Headless Repositories

This document describes the architecture and state of Mozilla’s headless repositories.

History Lesson

For the longest time, Mozilla operated a special Mercurial repository called Try. When people wanted to schedule a build or test job against Firefox’s release automation, they would create a special Mercurial commit that contained metadata on what jobs to schedule. They would push this commit (and its ancestors) to a new head on the Try repository. Firefox release automation would continuously poll the repository via the pushlog data and would schedule jobs for new pushes / heads according to the metadata in the special commit.

This approach was simple and worked for a long time without significant issues. Unfortunately, Mercurial (and Git) have known scaling problems as the number of repository heads approaches infinity. For Mozilla, we start to encounter problems after a few thousand heads. Things started to get really bad after 10,000 heads or so.

While fixing Mercurial to scale to thousands of heads would be admirable, after talking with Mercurial core developers, it was apparent that this would be a lot of work and the success rate was not considered high, especially as we started talking about scaling to 1 million or more heads. The recommended solution was to avoid the mega-headed scaling problem alltogether and to limit ourselves to a bound number of heads.

Headless Repositories

A headless repository is conceptually a single repository with thousands, but with repository data stored outside the repository itself.

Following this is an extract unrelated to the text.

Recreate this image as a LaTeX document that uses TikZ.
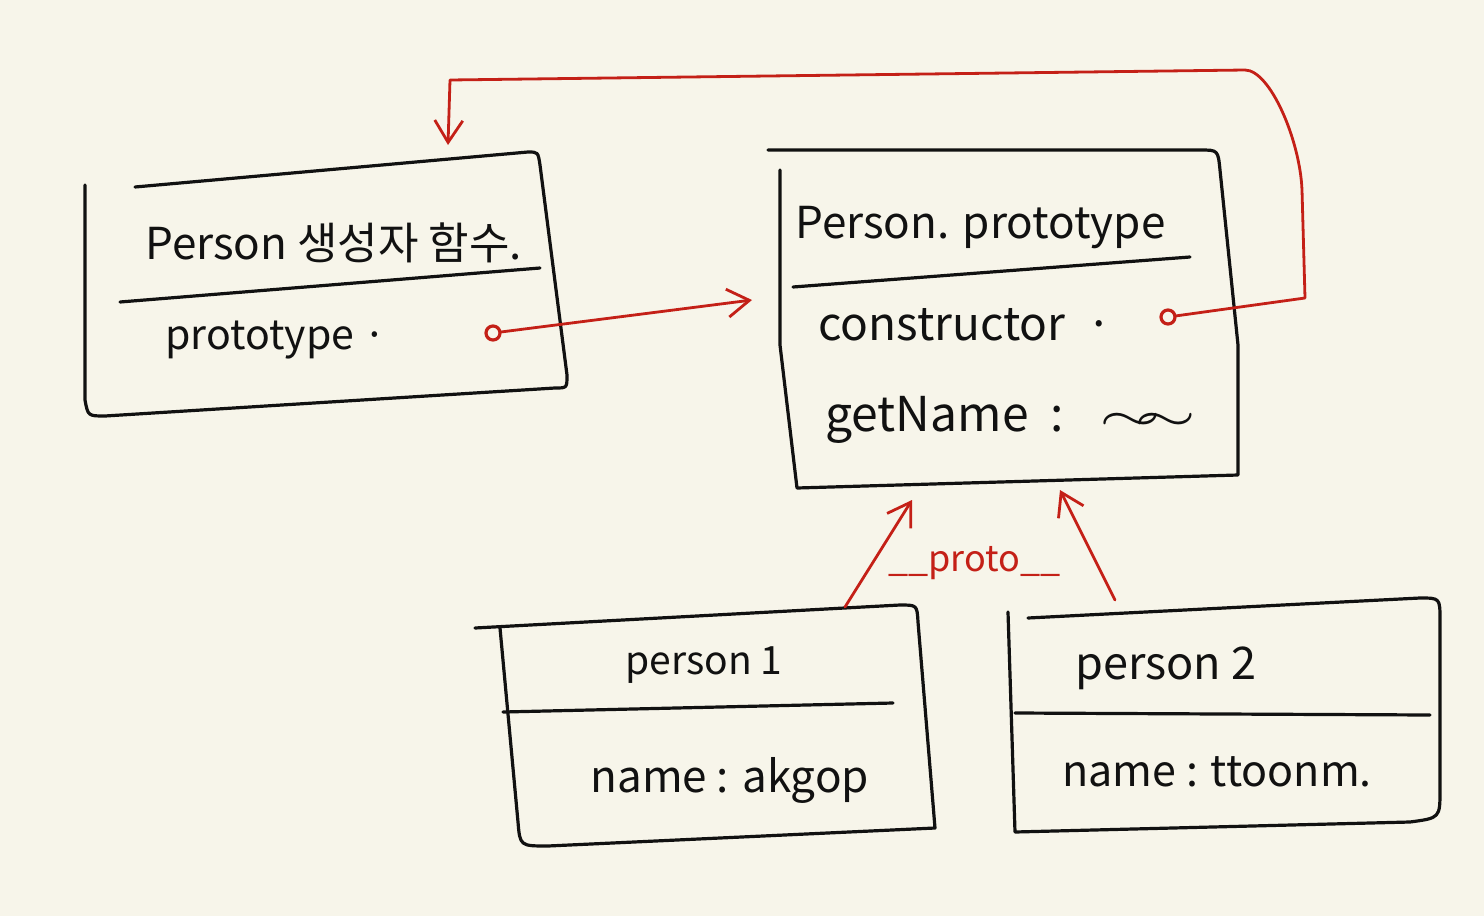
\documentclass[tikz,border=0pt]{standalone}
\usepackage{fontspec}
\setmainfont{Noto Sans CJK KR}
\usetikzlibrary{arrows.meta}
\definecolor{bg}{HTML}{F7F5EA}
\definecolor{ink}{HTML}{111111}
\definecolor{redink}{HTML}{C42017}
\tikzset{
  box/.style={draw=ink, line width=1.6pt, line join=round, line cap=round},
  sep/.style={draw=ink, line width=1.6pt, line cap=round},
  txt/.style={text=ink, anchor=west, inner sep=0pt},
  fs/.style={font=\fontsize{#1}{#1}\selectfont},
  rtxt/.style={text=redink, anchor=west, inner sep=0pt},
  rline/.style={draw=redink, line width=1.4pt, line cap=round, line join=round},
  rarrow/.style={rline, -{Straight Barb[length=11pt, width=14pt, line width=1.4pt]}},
  dot/.style={circle, draw=redink, line width=1.6pt, minimum size=7pt, inner sep=0pt},
}
\begin{document}
\begin{tikzpicture}[x=0.5pt,y=-0.5pt]
\fill[bg] (0,0) rectangle (1484,916);
\useasboundingbox (0,0) rectangle (1484,916);

% Box 1: Person constructor
\draw[box] (135,187) -- (528,152) .. controls (538,152) .. (540,165) -- (567,375) .. controls (567,388) .. (555,388) -- (105,416) .. controls (88,416) .. (85,400) -- (85,185);
\draw[sep] (120,302) -- (540,268);
\node[txt, fs=22] (p1title) at (145,243) {Person 생성자 함수.};
\node[txt, fs=20.5] (p1proto) at (165,340) {prototype ·};
\node[dot] (dot1) at (493,333) {};

% Box 2: Person.prototype
\draw[box] (768,150) -- (1200,150) .. controls (1218,150) .. (1220,170) -- (1238,345) -- (1238,475) -- (797,488) -- (780,345) -- (780,170);
\draw[sep] (793,287) -- (1190,257);
\node[txt, fs=22] (ptitle) at (795,228) {Person. prototype};
\node[txt, fs=23] (pcons) at (818,325) {constructor \ ·};
\node[txt, fs=24] (pget) at (825,420) {getName \ : \ \ \scalebox{1.6}[1]{$\sim\!\!\sim$}};
\node[dot] (dot2) at (1168,317) {};

% Box 3: person1
\draw[box] (475,628) -- (900,605) .. controls (917,605) .. (918,622) -- (935,828) -- (548,846) .. controls (520,846) .. (518,822) -- (500,628);
\draw[sep] (503,712) -- (893,703);
\node[txt, fs=19.5] (n1title) at (625,665) {person 1};
\node[txt, fs=22] (n1name) at (590,780) {name : akgop};

% Box 4: person2
\draw[box] (1028,618) -- (1420,598) .. controls (1440,598) .. (1440,620) -- (1440,790) .. controls (1440,818) .. (1410,822) -- (1015,832) -- (1008,612);
\draw[sep] (1015,713) -- (1430,715);
\node[txt, fs=22.5] (n2title) at (1075,668) {person 2};
\node[txt, fs=21.5] (n2name) at (1062,772) {name : ttoonm.};

% Arrow targets
\coordinate (protoIn) at (752,300);
\coordinate (ctorIn) at (448,145);
\coordinate (n1top) at (845,607);
\coordinate (n2top) at (1115,600);
\coordinate (pbotL) at (912,500);
\coordinate (pbotR) at (1060,490);

\draw[rarrow] (dot1) -- (protoIn);
\draw[rarrow] (dot2) -- (1305,298) -- (1302,190) .. controls (1300,140) and (1270,70) .. (1245,70) -- (450,80) -- (ctorIn);
\draw[rarrow] (n1top) -- (pbotL);
\draw[rarrow] (n2top) -- (pbotR);
\node[rtxt, fs=18] (protolbl) at (888,563) {\_\_proto\_\_};
\end{tikzpicture}
\end{document}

Clients still push to the repository as before. However, special code on the server intercepts the incoming data and siphons it off to an external store. A pointer to this external data is stored, allowing the repository to serve up this data to clients that request it.

Mozilla plans to use headless repositories for Try and MozReview, which share similar models of many clients writing to a central server with limited, well-defined clients for that data.

Technical Details

A Mercurial extension on the push server will intercept incoming changegroup data and write a Mercurial bundle of that data to S3. This is tracked in https://bugzilla.mozilla.org/show_bug.cgi?id=1078916.

A relational database will record information on each bundle - the URL, what changesets it contains, etc. This database will be written to as part of push by the aforementioned Mercurial extension. This is tracked in https://bugzilla.mozilla.org/show_bug.cgi?id=1078920.

A Mercurial extension on the hgweb servers will serve requests for S3-backend changesets. Clients accessing the server will be able to request data in S3 as if it is hosted in the repository itself. This is tracked in https://bugzilla.mozilla.org/show_bug.cgi?id=1078918.

The hgweb servers will also expose an HTTP+JSON API that matches the existing pushlog API in order to allow clients to poll for new changes without having to change their client-side code.

Initially, a one-off server to run the headless repositories will be created. It will have one-off Mercurial versions, software stack, etc. We may revisit server topology once things are rolled out and proved. This is tracked in https://bugzilla.mozilla.org/show_bug.cgi?id=1057148.

Clients that pull Try data will need to either upgrade to Mercurial 3.2 or install a custom extension that facilitates following links to S3 bundles. This is because we plan to use Mercurial’s bundle2 exchange format and a feature we want to use is only available in Mercurial 3.2.

Low-Level Details

  1. Client performs hg push ssh://hg.mozilla.org/try
  2. Mercurial queries remote and determines what missing changesets needs to be pushed.
  3. Client streams changeset data to server.
  4. Server applies public changesets to the repository and siphons draft changesets into a new bundle.
  5. Public changesets are committed to the repository. Draft changesets are uploaded to S3 in a bundle file.
  6. Server records metadata of S3-hosted files and push info into database.